Can anyone chime in on whether a consumer has a private right of action if a furnisher of information (CA) fails to note their tradeline as disputed? I know that a consumer can only sue a furnisher if disputed through the CRA and can only sue then under 623(b). I've read it's a FCRA violation for the CA not to mark their tradeline as being disputed, all assuming of course a consumer actually disuptes with CA. I know a consumer has a cause of action under the FDCPA. I'm just trying to determine if a FCRA cause of action exists also. I'm trying to find addtional leverage to use against a CA for negotiations purposes. Thanks
It is both an FCRA and FDCPA violation. Contrary to popular opinion, there is authority which provides that even original creditors must mark an account as being in dispute. See DiPrenzo v. MBNA. If they fail to liability arises under 15 U.S.C. 1681s-2b. In addition, one does not also have to dispute a matter directly with the furnisher. A requests for re-investigation submitted to the credit reporting agencies is sufficient to ground liability as described above.

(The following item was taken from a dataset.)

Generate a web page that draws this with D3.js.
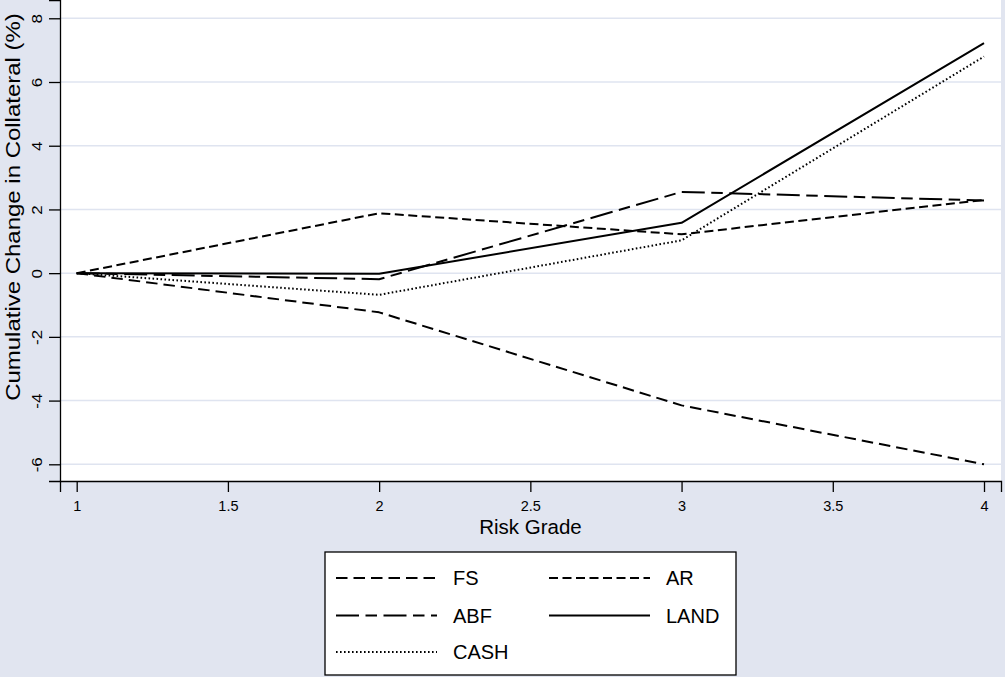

Here's my dilemma. It appears opinion is split on this issue. Failure to mark a tradeline as disputed by a consumer when in fact it is, is clearly a violation of 623a(3), which we all know there's no right of private action. Other contend it's also a 623b violation. The language isn't on point in that respect, so I assuming we have to hang our hat in the reinvestigation language of 623b. If that is so, how would one argue that point?
The langauge of DiPrenzio is directly on point with respect to a violation of 1681s-2b. It couldn't be any clearer.